Suppose you have a scalar-valued objective function of N variables. You have an R function that returns the function value, and another that returns the gradient. You still need the Hessian, which would be hard to derive analytically, and translate into an R function. If N is very large, it can take a long time to estimate the Hessian numerically, and a lot of memory to store all N^2 elements.

This scalability problem comes up in at least two areas of statistics:

  1. using derivative-based algorithms for nonlinear optimization; and
  2. sampling from, and estimating the density of, high-dimensional multivariate normal distributions.

The sparseHessianFD package solves this problem when the Hessian is sparse, and the sparsity pattern is known in advance. The sparsity pattern is just the row and column indices of the non-zero elements in the lower triangle of the Hessian. Sparse Hessians arise, for example, in hierarchical models in which parameters are conditionally independent across heterogeneous units. In that case, we know which cross-partial derivatives are zero.

See the vignette for more about sparsity patterns in Hessians.

Getting the package

The package is available on CRAN, so a simple

install.packages("sparseHessianFD")

should suffice. The package is being developed on Github and you can get development branches there.

Using the package

To use the package, you need at least the following:

  • an R function that takes a parameter vector as the first argument, and returns the value of the function for which you need the Hessian;
  • an R function that takes the same arguments as above, and returns the gradient of the target function.
  • two integer vectors, one for the row indices of the non-zero elements of the lower triangle of the Hessian, and one for the column indices.
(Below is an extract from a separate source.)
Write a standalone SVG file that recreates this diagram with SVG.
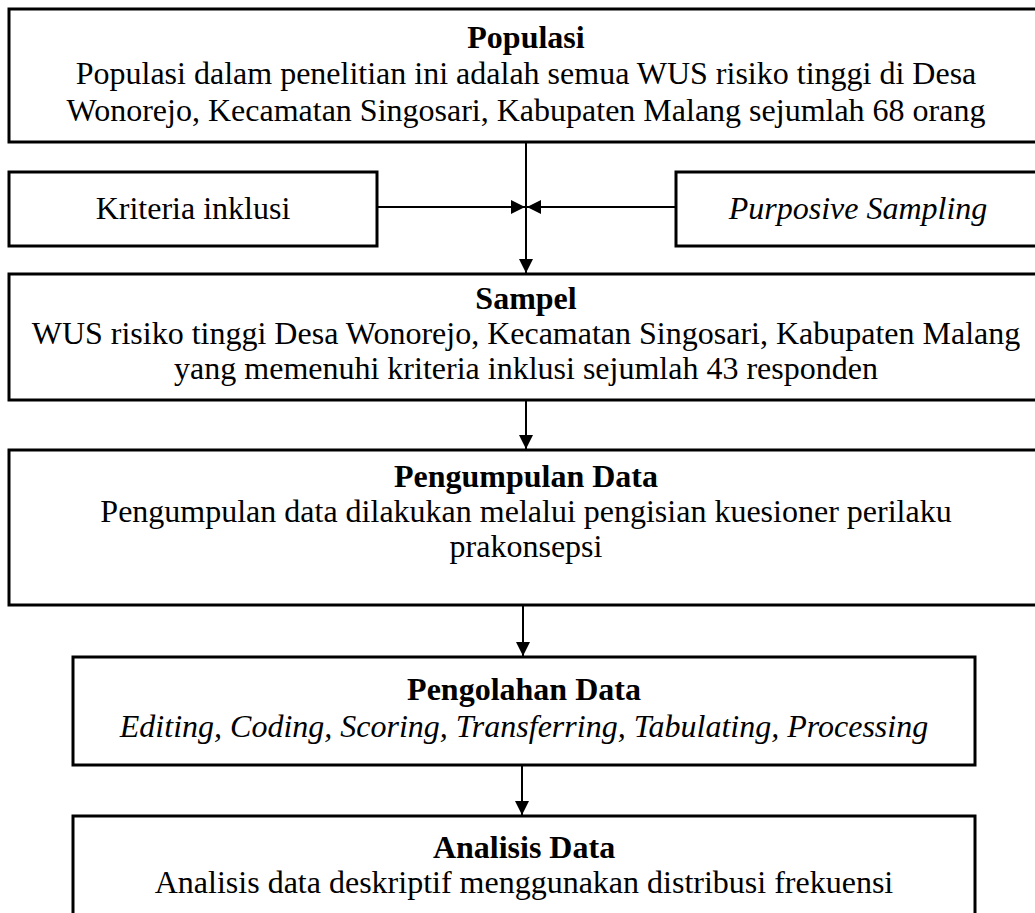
<svg xmlns="http://www.w3.org/2000/svg" width="1035" height="913" viewBox="0 0 1035 913">
<defs>
<style>
.box{fill:#fff;stroke:#000;stroke-width:3}
.t{font-family:"Liberation Serif","Times New Roman",serif;font-size:32px;fill:#000;text-anchor:middle}
.b{font-weight:bold}
.i{font-style:italic}
.c{stroke:#000;stroke-width:2;fill:none}
</style>
<marker id="ah" viewBox="0 0 10 10" refX="10" refY="5" markerWidth="15" markerHeight="14" markerUnits="userSpaceOnUse" orient="auto">
<path d="M0,0 L10,5 L0,10 Z" fill="#000"/>
</marker>
</defs>
<rect width="1035" height="913" fill="#fff"/>
<g id="populasi">
<rect class="box" x="9" y="9" width="1034" height="133"/>
<text class="t"><tspan class="b" x="526" y="48">Populasi</tspan><tspan x="526" y="84">Populasi dalam penelitian ini adalah semua WUS risiko tinggi di Desa</tspan><tspan x="526" y="121">Wonorejo, Kecamatan Singosari, Kabupaten Malang sejumlah 68 orang</tspan></text>
</g>
<g id="kriteria">
<rect class="box" x="9" y="172" width="368" height="74"/>
<text class="t" x="193" y="219">Kriteria inklusi</text>
</g>
<g id="purposive">
<rect class="box" x="676" y="172" width="366" height="74"/>
<text class="t i" x="858" y="219">Purposive Sampling</text>
</g>
<g id="sampel">
<rect class="box" x="9" y="274" width="1034" height="126"/>
<text class="t"><tspan class="b" x="526" y="309">Sampel</tspan><tspan x="526" y="344">WUS risiko tinggi Desa Wonorejo, Kecamatan Singosari, Kabupaten Malang</tspan><tspan x="526" y="379">yang memenuhi kriteria inklusi sejumlah 43 responden</tspan></text>
</g>
<g id="pengumpulan">
<rect class="box" x="9" y="450" width="1034" height="155"/>
<text class="t"><tspan class="b" x="526" y="487">Pengumpulan Data</tspan><tspan x="526" y="522">Pengumpulan data dilakukan melalui pengisian kuesioner perilaku</tspan><tspan x="526" y="557">prakonsepsi</tspan></text>
</g>
<g id="pengolahan">
<rect class="box" x="73" y="657" width="902" height="108"/>
<text class="t"><tspan class="b" x="524" y="700">Pengolahan Data</tspan><tspan class="i" x="524" y="737">Editing, Coding, Scoring, Transferring, Tabulating, Processing</tspan></text>
</g>
<g id="analisis">
<rect class="box" x="73" y="816" width="902" height="130"/>
<text class="t"><tspan class="b" x="524" y="858">Analisis Data</tspan><tspan x="524" y="893">Analisis data deskriptif menggunakan distribusi frekuensi</tspan></text>
</g>
<g id="connectors">
<line class="c" x1="526" y1="142" x2="526" y2="273" marker-end="url(#ah)"/>
<line class="c" x1="377" y1="207" x2="525" y2="207" marker-end="url(#ah)"/>
<line class="c" x1="676" y1="207" x2="527" y2="207" marker-end="url(#ah)"/>
<line class="c" x1="526" y1="400" x2="526" y2="449" marker-end="url(#ah)"/>
<line class="c" x1="523" y1="605" x2="523" y2="656" marker-end="url(#ah)"/>
<line class="c" x1="522" y1="765" x2="522" y2="815" marker-end="url(#ah)"/>
</g>
</svg>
The sparseHessianFD function returns an object of class sparseHessianFD. This class contains methods to return the function value, gradient and Hessian. The Hessian is returned in a sparse, compressed format as a dgCMatrix object (defined in the Matrix package).

A typical usage might look like this.

P <- rnorm(N) ## random "starting value" for initialization
obj <- sparseHessianFD(P, f, df, rows, cols)
X <- rnorm(N) ## another set of variables at which the function is evaluated
val <- obj$fn(X) ## function value
gr <- obj$gr(X) ## gradient
hess <- obj$hessian(X)  ## Hessian, as a sparse dgCMatrix object

See the vignette and reference pages for more details, options, convenience functions, etc.